Charles Lynch (1736-1796) was a Virginia planter, politician, and American revolutionary who headed an irregular court in Virginia to punish Loyalist supporters of the British during the American Revolutionary War. The terms "lynching" and "lynch law" are believed to be derived from his name.
He was born in 1736 at an estate known as Chestnut Hill on the banks of the James River in Virginia, a place at which his elder brother would later establish the town of Lynchburg.
Lynch's father left his native Ireland and emigrated to the English Colony of Virginia in about 1725 as an indentured servant, called a "redemptioner" in the nomenclature of the day. Upon arrival to the New World, Lynch's contract of indenture was sold to a wealthy planter living in Caroline County. Lynch remained with the planter for his fixed term of servitude, winning in the process not only his freedom but also the hand of his daughter, Sarah Clark, in marriage.

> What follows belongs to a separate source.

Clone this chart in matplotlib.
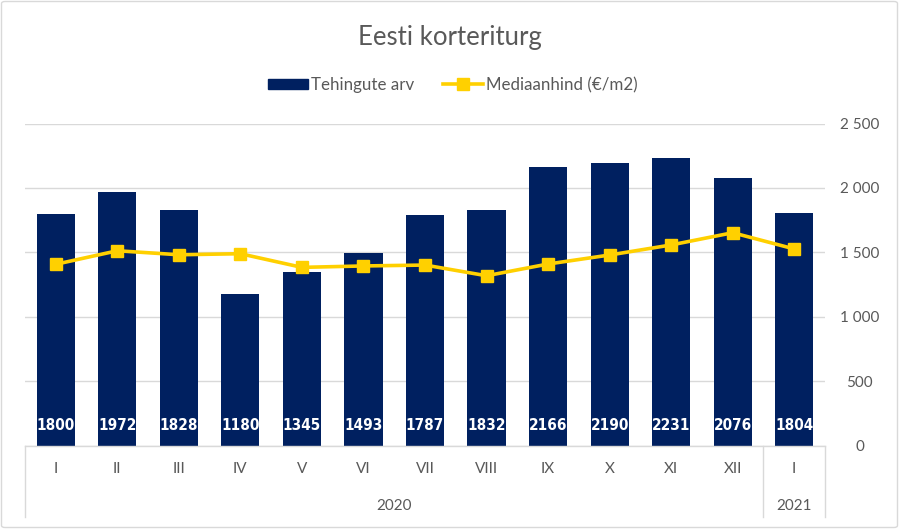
import matplotlib
matplotlib.use("Agg")
import matplotlib.pyplot as plt
import matplotlib.transforms as mtransforms
from matplotlib.patches import FancyBboxPatch, Patch
from matplotlib.lines import Line2D
import numpy as np

months = ["I", "II", "III", "IV", "V", "VI", "VII", "VIII", "IX", "X", "XI", "XII", "I"]
years = ["2020", "2021"]
year_counts = [12, 1]
tehingute_arv = [1800, 1972, 1828, 1180, 1345, 1493, 1787, 1832, 2166, 2190, 2231, 2076, 1804]
mediaanhind = [1407, 1512, 1481, 1489, 1383, 1394, 1401, 1318, 1409, 1479, 1557, 1652, 1526]
y_ticks = [0, 500, 1000, 1500, 2000, 2500]

title = "Eesti korteriturg"
bar_label = "Tehingute arv"
line_label = "Mediaanhind (€/m2)"

NAVY = "#002060"
YELLOW = "#FFD000"
GRAY_TXT = "#595959"
GRID = "#D9D9D9"
FONT = "Lato"

W, H = 899, 529
fig = plt.figure(figsize=(W / 100, H / 100), dpi=100)
fig.patch.set_facecolor("white")

# axes in pixel coords
left, right, bottom, top = 25, 825, 445.5, 123.5
ax = fig.add_axes([left / W, 1 - bottom / H, (right - left) / W, (bottom - top) / H])

x = np.arange(len(months))
ax.bar(x, tehingute_arv, width=0.62, color=NAVY, zorder=2)
ax.plot(x, mediaanhind, color=YELLOW, lw=2.6, marker="s", ms=8, zorder=3)

for xi, v in zip(x, tehingute_arv):
    ax.text(xi, 155, str(v), ha="center", va="center", color="white",
            fontsize=11, fontweight="bold", family="DejaVu Sans", fontstretch="condensed", zorder=4)

ax.set_xlim(-0.5, len(months) - 0.5)
ax.set_ylim(0, 2500)
ax.set_yticks(y_ticks)
ax.set_yticklabels([f"{t:,}".replace(",", " ") for t in y_ticks])
ax.yaxis.tick_right()
ax.tick_params(axis="y", length=0, pad=25, labelcolor=GRAY_TXT, labelsize=11)
for lab in ax.get_yticklabels():
    lab.set_horizontalalignment("center")
    lab.set_family(FONT)
ax.set_xticks([])
for s in ax.spines.values():
    s.set_visible(False)
ax.grid(axis="y", color=GRID, lw=1, zorder=0)
ax.set_axisbelow(True)

# category axis box
tr = mtransforms.blended_transform_factory(ax.transData, ax.transAxes)
box_bottom = (bottom - 517) / (bottom - top)
ax.plot([-0.5, len(months) - 0.5], [0, 0], transform=tr, color=GRID, lw=1, clip_on=False)
edges = [-0.5]
acc = -0.5
for c in year_counts:
    acc += c
    edges.append(acc)
for e in edges:
    ax.plot([e, e], [0, box_bottom], transform=tr, color=GRID, lw=1, clip_on=False)

month_y = (bottom - 469) / (bottom - top)
year_y = (bottom - 506) / (bottom - top)
for xi, m in zip(x, months):
    ax.text(xi, month_y, m, transform=tr, ha="center", va="center",
            color=GRAY_TXT, fontsize=11, family=FONT)
start = -0.5
for yname, c in zip(years, year_counts):
    ax.text(start + c / 2, year_y, yname, transform=tr, ha="center", va="center",
            color=GRAY_TXT, fontsize=11, family=FONT)
    start += c

# title
fig.text(450 / W, 1 - 37 / H, title, ha="center", va="center", fontsize=18.5,
         color=GRAY_TXT, family=FONT)

# legend
handles = [Patch(facecolor=NAVY, edgecolor=NAVY),
           Line2D([0], [0], color=YELLOW, lw=2.6, marker="s", ms=8)]
leg = fig.legend(handles, [bar_label, line_label], loc="center",
                 bbox_to_anchor=(453 / W, 1 - 85 / H), ncol=2, frameon=False,
                 prop={"family": FONT, "size": 12.2}, handlelength=2.35,
                 handletextpad=0.2, columnspacing=1.7, handleheight=0.6)
for t in leg.get_texts():
    t.set_color(GRAY_TXT)

# outer border
border = FancyBboxPatch((1.5 / W, 1.5 / H), (W - 3) / W, (H - 3) / H,
                        boxstyle="round,pad=0,rounding_size=0.004",
                        transform=fig.transFigure, facecolor="none",
                        edgecolor="#D9D9D9", lw=1)
fig.patches.append(border)

fig.savefig("out.png", dpi=100, facecolor="white")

With the financial assistance of the elder Clark, the Lynches themselves became planters of tobacco on a large scale, farming well over 7,000 acres of Virginia land. Sometime between Charles' birth in 1736 and the middle of the decade, Charles' father died, leaving behind his Chestnut Hill estate to his eldest son, John. His mother joined the Quaker religious sect in 1750, bringing her sons with her into that religion.
Lynch married a fellow Quaker, the former Anne Terrell, on January 12, 1755. With Chestnut Hill occupied by his brother, the young couple set out to establish their new home on Virginia's western frontier on a more distant parcel of land granted to his father by King George II, in the newly established Bedford County. Green Level, the Lynch estate where the couple would ultimately raise five children, was located at a place now marked by the town of Altavista.